Alexander remembers saying it. One time. Just once. “I was mad,” Alexander said. “I told them, ‘You’re not my real parents.'”
He didn’t mean it. Not in the way it sounded.
And almost instantly, regret moved in. “I felt terrible the second it came out. Of course, they’re real. But so many times, I had been asked, ‘Where are your REAL parents?’ And I didn’t know.”
Sometimes, pain shows up uninvited. It slips through the cracks when you’re young and don’t have the words. Not because you aren’t loved, but because your story has parts you still don’t understand.

At School, Blending In Meant Keeping Quiet
The school environment didn’t always offer relief.
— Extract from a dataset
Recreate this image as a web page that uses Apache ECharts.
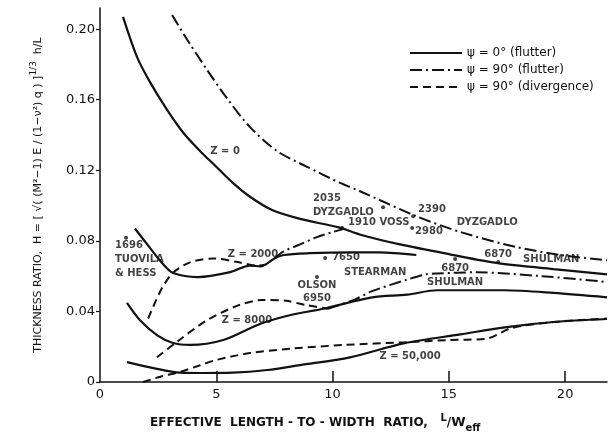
<!DOCTYPE html>
<html>
<head>
<meta charset="utf-8">
<title>Thickness ratio vs effective length-to-width ratio</title>
<script src="https://cdn.jsdelivr.net/npm/echarts@6/dist/echarts.min.js"></script>
<style>
  html, body { margin: 0; padding: 0; background: #fff; }
  #chart { width: 610px; height: 438px; }
</style>
</head>
<body>
<div id="chart"></div>
<script>
// tick labels
const xTicks = [0, 5, 10, 15, 20];
const yTicks = [0, 0.04, 0.08, 0.12, 0.16, 0.20];

// legend entries
const legendNames = ['\u03c8 = 0\u00b0 (flutter)', '\u03c8 = 90\u00b0 (flutter)', '\u03c8 = 90\u00b0 (divergence)'];

// Z = 0
const z0Flutter0 = [[0.99, 0.207], [1.6, 0.184], [2.15, 0.170], [2.9, 0.154], [3.6, 0.141], [4.3, 0.131],
  [5.0, 0.122], [5.7, 0.113], [6.45, 0.105], [7.4, 0.0975], [8.6, 0.0925], [10.3, 0.0875], [11.2, 0.0835],
  [12.9, 0.078], [15.0, 0.0725], [17.1, 0.0674], [19.5, 0.064], [21.8, 0.061]];
const z0Flutter90 = [[3.1, 0.208], [3.75, 0.194], [4.6, 0.177], [5.45, 0.161], [6.45, 0.1445], [7.6, 0.131],
  [8.9, 0.122], [10.3, 0.113], [11.2, 0.108], [13.6, 0.094], [15.5, 0.085], [17.9, 0.0765], [19.8, 0.072],
  [21.8, 0.069]];

// Z = 2000
const z2000Flutter0 = [[1.5, 0.087], [2.15, 0.076], [2.7, 0.067], [3.15, 0.0618], [4.2, 0.0595], [5.6, 0.0623],
  [6.45, 0.066], [6.9, 0.0655], [7.5, 0.070], [7.9, 0.072], [9.0, 0.073], [10.75, 0.0735], [12.0, 0.0735],
  [13.6, 0.072]];
const z2000Diverg = [[2.07, 0.036], [2.4, 0.046], [2.7, 0.054], [3.15, 0.062], [3.9, 0.068], [4.9, 0.070],
  [5.9, 0.068], [6.75, 0.066], [7.1, 0.0665]];
const z2000Flutter90 = [[7.5, 0.070], [7.9, 0.074], [8.6, 0.078], [9.3, 0.082], [10.0, 0.085], [10.5, 0.0868]];

// Z = 8000
const z8000Flutter0 = [[1.16, 0.0448], [1.72, 0.035], [2.45, 0.0266], [3.14, 0.0221], [3.87, 0.021], [5.3, 0.0238],
  [6.9, 0.033], [8.2, 0.038], [9.6, 0.0415], [11.7, 0.048], [13.2, 0.0495], [14.5, 0.052], [17.4, 0.052],
  [19.5, 0.0505], [21.8, 0.048]];
const z8000Diverg = [[2.45, 0.014], [3.3, 0.0227], [4.6, 0.035], [6.0, 0.0437], [7.0, 0.0465], [8.0, 0.046],
  [8.9, 0.0435], [9.8, 0.0415]];
const z8000Flutter90 = [[9.8, 0.0415], [10.3, 0.0437], [11.0, 0.047], [11.7, 0.0515], [13.2, 0.058], [14.0, 0.061],
  [14.5, 0.0615], [16.2, 0.0622], [19.0, 0.060], [21.8, 0.0567]];

// Z = 50,000
const z50000Flutter0 = [[1.16, 0.0113], [2.3, 0.0079], [3.44, 0.0053], [4.3, 0.0051], [5.7, 0.0053], [7.2, 0.0068],
  [8.6, 0.0096], [10.75, 0.014], [13.1, 0.022], [15.5, 0.027], [17.4, 0.031], [19.5, 0.034], [21.8, 0.0357]];
const z50000Diverg = [[1.85, 0], [2.6, 0.003], [3.44, 0.0057], [4.3, 0.0095], [5.0, 0.0125], [6.45, 0.0164],
  [8.3, 0.019], [10.5, 0.021], [13.1, 0.0225], [15.0, 0.0238], [16.6, 0.0245], [17.7, 0.0306], [19.5, 0.034],
  [21.8, 0.036]];

// test points
const testX = [1.12, 12.17, 13.46, 13.42, 10.41, 9.68, 9.33, 15.27, 17.12];
const testY = [0.0817, 0.0991, 0.094, 0.0873, 0.0873, 0.0703, 0.0595, 0.0697, 0.068];
const testNames = ['1696\nTUOVILA\n& HESS', '2035\nDYZGADLO', '2390', '2980', '1910 VOSS', '7650',
  'OLSON\n6950', '6870\nSHULMAN', '6870'];

// curve annotations
const noteX = [5.38, 6.58, 6.32, 13.33, 16.65, 19.4, 11.83];
const noteY = [0.1309, 0.0725, 0.0351, 0.0147, 0.0907, 0.0697, 0.0623];
const noteText = ['Z = 0', 'Z = 2000', 'Z = 8000', 'Z = 50,000', 'DYZGADLO', 'SHULMAN', 'STEARMAN'];

const FONT = 'DejaVu Sans';
const INK = '#111';
const SOLID = 'solid';
const DASHDOT = [12, 4, 2, 4];
const DASHED = [8, 5];

const chart = echarts.init(document.getElementById('chart'));

function curve(name, data, dash) {
  return {
    type: 'line',
    name: name,
    data: data,
    smooth: 0.3,
    symbol: 'none',
    silent: true,
    color: INK,
    lineStyle: { color: INK, width: dash === SOLID ? 2.2 : 2, type: dash }
  }
}

// label placement for the test points (px offsets)
const testLabelPos = [
  { position: [-9, 3], lineHeight: 14 },
  { position: [-68, -14], lineHeight: 14 },
  { position: [7, -10] },
  { position: [5, 0] },
  { position: [8, -9] },
  { position: [9, -4] },
  { position: 'bottom', distance: 0, align: 'center', lineHeight: 13 },
  { position: 'bottom', distance: 0, align: 'center', lineHeight: 14 },
  { position: 'top', distance: 1, align: 'center' }
];

const testPoints = testX.map((x, i) => ({
  value: [x, testY[i]],
  label: Object.assign({ show: true, formatter: testNames[i] }, testLabelPos[i])
}));

const notes = noteX.map((x, i) => ({
  value: [x, noteY[i]],
  label: { show: true, formatter: noteText[i], position: 'inside', align: 'center', verticalAlign: 'middle' }
}));

const option = {
  animation: false,
  backgroundColor: '#fff',
  textStyle: { fontFamily: FONT, color: INK },
  grid: { left: 100, right: 3, top: 8, bottom: 56 },
  title: {
    text: '{m|EFFECTIVE  LENGTH - TO - WIDTH  RATIO,}  {sup|L}{m|/}{w|W}{sub|eff}',
    left: 145,
    top: 408,
    textStyle: {
      rich: {
        m: { fontFamily: FONT, fontSize: 12, color: INK, lineHeight: 20 },
        w: { fontFamily: FONT, fontSize: 13, color: INK, lineHeight: 20 },
        sup: { fontFamily: FONT, fontSize: 10, color: INK, verticalAlign: 'top', lineHeight: 20 },
        sub: { fontFamily: FONT, fontSize: 10, color: INK, verticalAlign: 'bottom', lineHeight: 20 }
      }
    }
  },
  legend: {
    orient: 'vertical',
    left: 404,
    top: 42,
    itemWidth: 52,
    itemHeight: 10,
    itemGap: 5,
    selectedMode: false,
    data: legendNames,
    itemStyle: { opacity: 0 },
    textStyle: { fontFamily: FONT, fontSize: 12, color: INK }
  },
  xAxis: {
    type: 'value',
    min: 0,
    max: 21.8,
    splitLine: { show: false },
    axisLine: { onZero: false, lineStyle: { color: INK, width: 1.5 } },
    axisTick: { inside: true, length: 11, customValues: xTicks.slice(1), lineStyle: { color: INK, width: 1.5 } },
    axisLabel: { customValues: xTicks, margin: 6, fontFamily: FONT, fontSize: 13, color: INK }
  },
  yAxis: {
    type: 'value',
    min: 0,
    max: 0.212,
    splitLine: { show: false },
    axisLine: { show: true, onZero: false, lineStyle: { color: INK, width: 1.5 } },
    axisTick: { show: true, length: 4, customValues: yTicks, lineStyle: { color: INK, width: 1.2 } },
    axisLabel: {
      customValues: yTicks, margin: 5, fontFamily: FONT, fontSize: 13, color: INK,
      formatter: v => (v === 0 ? '0' : v.toFixed(2))
    },
    name: '{t|THICKNESS RATIO,  H = [ \u221a( (M\u00b2\u22121) E / (1\u2212\u03bd\u00b2) q ) ]}{s|1/3}{t|  h/L}',
    nameLocation: 'middle',
    nameGap: 53,
    nameTextStyle: {
      rich: {
        t: { fontFamily: FONT, fontSize: 11, color: INK, lineHeight: 18 },
        s: { fontFamily: FONT, fontSize: 9, color: INK, verticalAlign: 'top', lineHeight: 18 }
      }
    }
  },
  series: [
    curve(legendNames[0], z0Flutter0, SOLID),
    curve(legendNames[1], z0Flutter90, DASHDOT),
    curve(legendNames[2], z2000Diverg, DASHED),
    curve(legendNames[0], z2000Flutter0, SOLID),
    curve(legendNames[1], z2000Flutter90, DASHDOT),
    curve(legendNames[0], z8000Flutter0, SOLID),
    curve(legendNames[2], z8000Diverg, DASHED),
    curve(legendNames[1], z8000Flutter90, DASHDOT),
    curve(legendNames[0], z50000Flutter0, SOLID),
    curve(legendNames[2], z50000Diverg, DASHED),
    {
      type: 'scatter',
      name: 'tests',
      data: testPoints,
      symbol: 'circle',
      symbolSize: 4,
      itemStyle: { color: INK },
      label: { fontFamily: FONT, fontSize: 10, fontWeight: 'bold', color: INK }
    },
    {
      type: 'scatter',
      name: 'notes',
      data: notes,
      symbolSize: 0,
      itemStyle: { color: 'transparent' },
      label: { fontFamily: FONT, fontSize: 10, fontWeight: 'bold', color: INK }
    }
  ]
};

chart.setOption(option);
</script>
</body>
</html>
It brought questions and sometimes comparisons. There was that lingering feeling of being different, even in a crowd.
“I didn’t talk about being adopted much. At the time, I thought the other kids might think I was weird or something was wrong with me,” Alexander explained. He felt pressure to blend in when his story felt different. And sometimes, silence is easier than explaining something people might not understand. Sometimes, it feels safer that way.
Even before he started questioning the “why” and the “what if” of his adoption story, he knew this: He had been given a name, and people who called him “theirs.”


Comparing Identity with Siblings—Adopted and Biological
There were seven kids in the house. Two adopted. Five biological.
“I didn’t feel left out,” he said. “But I noticed.”
He watched how the others shared smiles, features, and gestures, and he wondered.
“Who do I look like?”
It wasn’t envy.
It was something quieter. A soft ache that settled in and never really left.
Why Every Adoptee's Voice Deserves Space
There’s often an expectation for adoptees to feel nothing but gratitude. But Alexander offers something more honest.
“I love my family. I wouldn’t change being adopted,” he said.
Still, he wishes more people understood what it can feel like not knowing your beginnings.
He believes adoptees deserve room to speak, even if their stories are messy and their questions go unanswered.
Because being adopted doesn’t come with a script. And Alexander is still writing his.